Jumat, 13 April 2018

Megamergers, Microhospitals Upend Care Models

Megamergers, Microhospitals Upend Care Models


ORLANDO — Recent healthcare megamergers and new hospital models are changing the traditional way hospitalists practice, Laurence Wellikson, MD, said here at the Society of Hospital Medicine 2018 Annual Meeting.

As hospitals merge and populations change, the traditional model of the full-service acute care hospital is being phased out, said Wellikson, an internist in Dana Point, California, and chief executive officer of the Society of Hospital Medicine. Some hospitals are morphing into specialty hospitals, such as psychiatric hospitals or postacute care facilities.

And things are changing quickly. In the past year alone, a $69 billion merger of CVS and Aetna has been proposed; an agreement to merge Dignity Health and Catholic Health Initiatives, which would build an organization with operations in 28 states, has been signed; and Walmart is in talks to buy Humana, which could lead to combined total revenues of $554 billion.

“Humana is the second-largest Medicare Advantage insurer,” Wellikson reported.

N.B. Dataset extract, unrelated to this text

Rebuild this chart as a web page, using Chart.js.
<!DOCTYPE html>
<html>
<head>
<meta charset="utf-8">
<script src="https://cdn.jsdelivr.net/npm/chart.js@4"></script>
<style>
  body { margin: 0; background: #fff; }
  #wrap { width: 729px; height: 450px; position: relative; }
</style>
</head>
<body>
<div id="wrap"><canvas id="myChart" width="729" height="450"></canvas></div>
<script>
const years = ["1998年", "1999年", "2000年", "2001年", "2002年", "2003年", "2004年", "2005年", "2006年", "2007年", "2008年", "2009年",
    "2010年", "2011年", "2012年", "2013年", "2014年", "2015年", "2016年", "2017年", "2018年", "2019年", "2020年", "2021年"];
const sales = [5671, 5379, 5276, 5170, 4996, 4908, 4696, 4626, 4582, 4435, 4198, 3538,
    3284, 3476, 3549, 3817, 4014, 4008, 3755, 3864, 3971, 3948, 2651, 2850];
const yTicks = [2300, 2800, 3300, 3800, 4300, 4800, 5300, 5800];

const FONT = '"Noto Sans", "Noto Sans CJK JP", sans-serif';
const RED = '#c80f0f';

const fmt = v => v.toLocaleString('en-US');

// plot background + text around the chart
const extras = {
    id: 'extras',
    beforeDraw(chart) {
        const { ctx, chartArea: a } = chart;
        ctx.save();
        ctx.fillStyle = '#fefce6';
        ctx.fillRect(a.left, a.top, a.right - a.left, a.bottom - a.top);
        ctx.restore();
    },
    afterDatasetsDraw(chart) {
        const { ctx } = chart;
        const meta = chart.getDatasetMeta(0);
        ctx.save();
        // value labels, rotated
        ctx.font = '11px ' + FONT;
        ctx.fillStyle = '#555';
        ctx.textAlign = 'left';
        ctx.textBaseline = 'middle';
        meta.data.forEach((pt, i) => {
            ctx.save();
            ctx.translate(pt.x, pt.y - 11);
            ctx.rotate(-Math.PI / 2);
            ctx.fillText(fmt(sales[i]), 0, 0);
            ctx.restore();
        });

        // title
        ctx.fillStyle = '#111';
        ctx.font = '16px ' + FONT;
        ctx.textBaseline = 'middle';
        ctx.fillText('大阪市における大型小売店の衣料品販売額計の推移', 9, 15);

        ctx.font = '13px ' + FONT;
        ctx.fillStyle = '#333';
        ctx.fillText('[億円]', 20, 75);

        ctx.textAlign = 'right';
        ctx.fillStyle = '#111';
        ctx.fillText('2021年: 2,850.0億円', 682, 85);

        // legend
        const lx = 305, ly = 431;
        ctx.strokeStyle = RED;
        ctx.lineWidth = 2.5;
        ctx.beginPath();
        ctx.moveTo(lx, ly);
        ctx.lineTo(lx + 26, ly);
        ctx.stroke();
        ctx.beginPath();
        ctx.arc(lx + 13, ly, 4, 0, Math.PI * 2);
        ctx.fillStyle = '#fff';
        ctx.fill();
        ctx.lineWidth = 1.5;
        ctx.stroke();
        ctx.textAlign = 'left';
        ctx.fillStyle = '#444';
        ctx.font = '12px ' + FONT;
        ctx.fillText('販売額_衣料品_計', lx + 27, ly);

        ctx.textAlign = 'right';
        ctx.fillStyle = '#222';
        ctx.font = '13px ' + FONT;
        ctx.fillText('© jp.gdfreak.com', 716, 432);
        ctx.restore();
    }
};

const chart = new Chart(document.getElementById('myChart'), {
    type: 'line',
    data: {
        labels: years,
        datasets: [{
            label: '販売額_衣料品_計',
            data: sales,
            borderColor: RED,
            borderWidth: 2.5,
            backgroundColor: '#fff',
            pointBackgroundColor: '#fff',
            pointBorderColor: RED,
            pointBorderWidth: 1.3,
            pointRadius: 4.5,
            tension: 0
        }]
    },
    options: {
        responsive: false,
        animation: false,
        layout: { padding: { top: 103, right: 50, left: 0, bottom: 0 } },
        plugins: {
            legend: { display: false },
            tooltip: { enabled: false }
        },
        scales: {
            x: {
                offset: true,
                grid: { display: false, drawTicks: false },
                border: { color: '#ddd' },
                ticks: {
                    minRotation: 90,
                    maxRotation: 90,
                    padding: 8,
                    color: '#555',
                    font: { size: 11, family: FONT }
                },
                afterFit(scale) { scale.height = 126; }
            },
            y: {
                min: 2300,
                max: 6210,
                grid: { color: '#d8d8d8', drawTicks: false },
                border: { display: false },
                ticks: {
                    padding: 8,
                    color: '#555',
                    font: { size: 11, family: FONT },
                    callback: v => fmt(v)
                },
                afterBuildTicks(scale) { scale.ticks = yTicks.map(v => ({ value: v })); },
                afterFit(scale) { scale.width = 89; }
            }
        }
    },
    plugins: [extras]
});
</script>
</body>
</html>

When you think about all the places Walmart is in this country, it is poised to become “a major player in delivering healthcare to the senior population.”

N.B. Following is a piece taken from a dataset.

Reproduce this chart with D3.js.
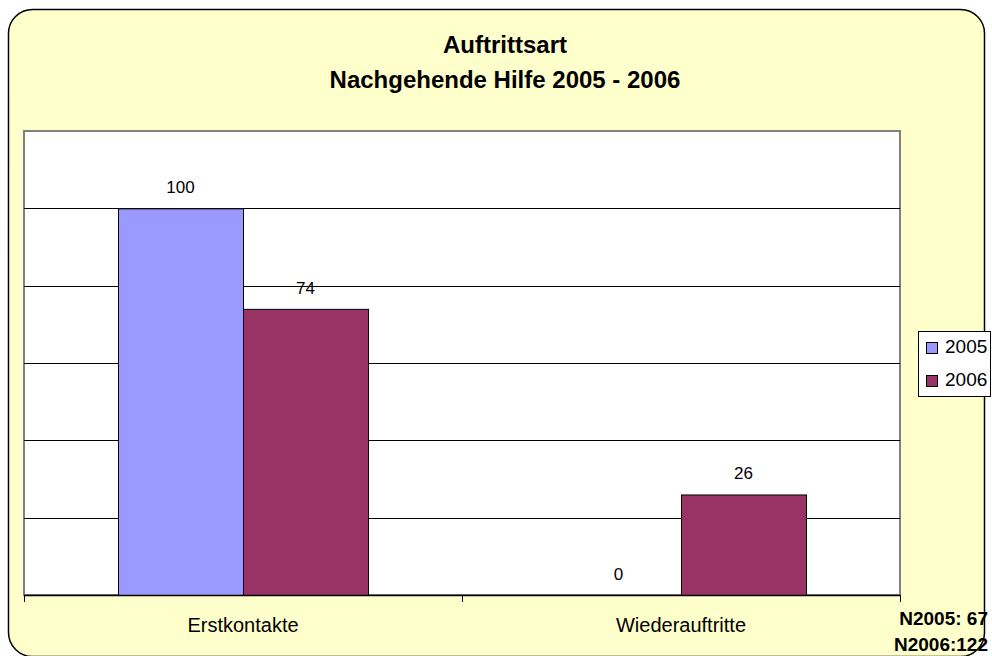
<!DOCTYPE html>
<html lang="de">
<head>
<meta charset="utf-8">
<script src="https://d3js.org/d3.v7.min.js"></script>
<style>
  body { margin: 0; background: #fff; }
  text { font-family: "Liberation Sans", Arial, sans-serif; fill: #000; }
</style>
</head>
<body>
<script>
var categories = ["Erstkontakte", "Wiederauftritte"];
var series = ["2005", "2006"];
var values2005 = [100, 0];
var values2006 = [74, 26];
var yTicks = [20, 40, 60, 80, 100];
var titleLines = ["Auftrittsart", "Nachgehende Hilfe 2005 - 2006"];
var notes = ["N2005: 67", "N2006:122"];

var colors = { "2005": "#9999ff", "2006": "#993366" };
var width = 992, height = 656;
var plot = { left: 24, right: 900, top: 131, bottom: 595 };

var svg = d3.select("body").append("svg")
    .attr("width", width)
    .attr("height", height);

// chart background
svg.append("rect")
    .attr("x", 8.5).attr("y", 9.5)
    .attr("width", 976).attr("height", 647)
    .attr("rx", 24).attr("ry", 24)
    .attr("fill", "#ffffcc")
    .attr("stroke", "#000")
    .attr("stroke-width", 1.5);

// title
svg.selectAll(".title")
    .data(titleLines)
    .enter().append("text")
    .attr("class", "title")
    .attr("x", 505)
    .attr("y", function(d, i) { return 53 + i * 35; })
    .attr("text-anchor", "middle")
    .attr("font-weight", "bold")
    .attr("font-size", 24)
    .text(function(d) { return d; });

var x0 = d3.scaleBand()
    .domain(categories)
    .range([plot.left, plot.right]);

var x1 = d3.scaleBand()
    .domain(series)
    .range([0, x0.bandwidth()])
    .paddingOuter(0.752);

var y = d3.scaleLinear()
    .domain([0, 120])
    .range([plot.bottom, plot.top]);

// plot area
svg.append("rect")
    .attr("x", plot.left).attr("y", plot.top)
    .attr("width", plot.right - plot.left)
    .attr("height", plot.bottom - plot.top)
    .attr("fill", "#fff")
    .attr("stroke", "#808080")
    .attr("stroke-width", 2);

svg.selectAll(".grid")
    .data(yTicks)
    .enter().append("line")
    .attr("class", "grid")
    .attr("x1", plot.left).attr("x2", plot.right)
    .attr("y1", function(d) { return Math.round(y(d)) + 0.5; })
    .attr("y2", function(d) { return Math.round(y(d)) + 0.5; })
    .attr("stroke", "#000");

var rows = [];
categories.forEach(function(c, i) {
    rows.push({ cat: c, s: "2005", v: values2005[i] });
    rows.push({ cat: c, s: "2006", v: values2006[i] });
});

svg.selectAll(".bar")
    .data(rows.filter(function(d) { return d.v > 0; }))
    .enter().append("rect")
    .attr("class", "bar")
    .attr("x", function(d) { return x0(d.cat) + x1(d.s) + 0.5; })
    .attr("y", function(d) { return y(d.v) + 0.5; })
    .attr("width", x1.bandwidth())
    .attr("height", function(d) { return y(0) - y(d.v); })
    .attr("fill", function(d) { return colors[d.s]; })
    .attr("stroke", "#000")
    .attr("stroke-width", 1);

svg.selectAll(".val")
    .data(rows)
    .enter().append("text")
    .attr("class", "val")
    .attr("x", function(d) { return x0(d.cat) + x1(d.s) + x1.bandwidth() / 2; })
    .attr("y", function(d) { return y(d.v) - 15; })
    .attr("text-anchor", "middle")
    .attr("font-size", 17)
    .text(function(d) { return d.v; });

// category axis
var xAxis = svg.append("g")
    .attr("transform", "translate(0," + plot.bottom + ")");
xAxis.append("line")
    .attr("x1", plot.left).attr("x2", plot.right)
    .attr("y1", 0.5).attr("y2", 0.5)
    .attr("stroke", "#000").attr("stroke-width", 1.5);
var edges = categories.map(function(c) { return x0(c); }).concat([plot.right]);
xAxis.selectAll(".tick")
    .data(edges)
    .enter().append("line")
    .attr("x1", function(d) { return d + 0.5; })
    .attr("x2", function(d) { return d + 0.5; })
    .attr("y1", 0).attr("y2", 7)
    .attr("stroke", "#000");
xAxis.selectAll(".cat")
    .data(categories)
    .enter().append("text")
    .attr("x", function(d) { return x0(d) + x0.bandwidth() / 2; })
    .attr("y", 37)
    .attr("text-anchor", "middle")
    .attr("font-size", 20)
    .text(function(d) { return d; });

// legend
var legend = svg.append("g").attr("transform", "translate(918,331)");
legend.append("rect")
    .attr("x", 0.5).attr("y", 0.5)
    .attr("width", 72).attr("height", 65)
    .attr("fill", "#fff")
    .attr("stroke", "#000");
var item = legend.selectAll(".item")
    .data(series)
    .enter().append("g")
    .attr("transform", function(d, i) { return "translate(0," + (i * 33) + ")"; });
item.append("rect")
    .attr("x", 8.5).attr("y", 11.5)
    .attr("width", 11).attr("height", 11)
    .attr("fill", function(d) { return colors[d]; })
    .attr("stroke", "#000");
item.append("text")
    .attr("x", 27)
    .attr("y", 22)
    .attr("font-size", 19)
    .text(function(d) { return d; });

// sample sizes
svg.selectAll(".note")
    .data(notes)
    .enter().append("text")
    .attr("class", "note")
    .attr("x", 988)
    .attr("y", function(d, i) { return 625 + i * 26; })
    .attr("text-anchor", "end")
    .attr("font-weight", "bold")
    .attr("font-size", 19)
    .text(function(d) { return d; });
</script>
</body>
</html>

And in January, Amazon, JPMorgan Chase, and Berkshire Hathaway announced plans to form an independent healthcare company to improve care and cut costs for the hundreds of thousands of people employed by those companies in the United States.

“Amazon is currently — or will be — the largest supplier of hospital supplies in the country, and I predict that within the next 5 years, it will be the largest pharmacy benefit manager in the country,” he said.

Microhospitals Popping Up

Microhospitals, seen in an increasing number of states, are also changing healthcare options. These small, typically low-trauma facilities often cater to the needs of a particular community.

For example, Emerus holdings, based in Woodland, Texas, is in microhospital partnerships with entities such as Baylor Healthcare, Dignity Health, and Baptist Health, said Wellikson.

“They have this short-stay recovery, where about 92% of patients stay 90 minutes or less and only 8% are kept overnight,” he reported.

And Michigan Medicine, owned by the University of Michigan in Ann Arbor, is completing a microhospital in Brighton, a suburb of Detroit, to extend its reach.

“The new facility is expected to have multiple exam and operating rooms, a pharmacy, and specialty services in both pediatric and adult healthcare, musculoskeletal health, ophthalmology, radiology and diagnostic imaging, and pathology and comprehensive cancer services, including radiation oncology,” according to a statement released by the university.

“Big Trouble” for Some Specialties

Changes in the healthcare landscape mean “big trouble” for some specialties and challenges and opportunities for hospitalists, said Wellikson.

Anesthesiologists are “running for their lives,” he said. “If hospitalists are doing the preop care and the postop care and if nurse anesthetists or machines are pumping the gas, what’s exactly left for anesthesia?”

And the outsourcing of radiology and, in dermatology, the use of artificial intelligence to read scans are threats to those specialties, he added.

“It is not science fiction to think that dermatology will be stepping into a machine that will scan your body and tag the areas that will need to be biopsied, stepping into another machine that will perform the biopsy, and then having the pathology read by a facial recognition program,” he explained.

Two areas are particularly suited for an expanded reach, Wellikson pointed out.

Postacute care presents the largest opportunity for hospitals to improve the overall cost per episode. “There isn’t any other specialty as equipped to go in, take what we’ve learned over the past 20 years in the acute care hospital, and make those changes in the postacute care world,” he said.

Palliative care is another area suited to the core competencies of hospitalists. “The board-certified palliative care membership is less than 5000, and there are 5000 hospitals in the United States,” he said. “This is an opportunity for hospitalists to up their game.”

Akbar Nassiry, MD, a community hospitalist at Citrus Valley Medical Center in West Covina, California, told Medscape Medical News that he agrees with many of Wellikson’s points.

There is a huge demand for hospitalists at his own hospital. “Per physician, we see around 25 to 30 patients a day,” said Nassiry, who is board-certified in palliative care.

Wellikson is “dead on” when he describes the critical need for more hospitalists in that area, he pointed out. However, he is not convinced that artificial intelligence will soon diminish the need for dermatologists and radiologists.

“I don’t care how good the AI is, it’s not going to be able to take care of that patient,” Nassiry said. “The humanistic aspect can’t be lost.”

Wellikson and Nassiry have disclosed no relevant financial relationships.

Society of Hospital Medicine (HM) 2018 Annual Meeting. Presented April 10, 2018.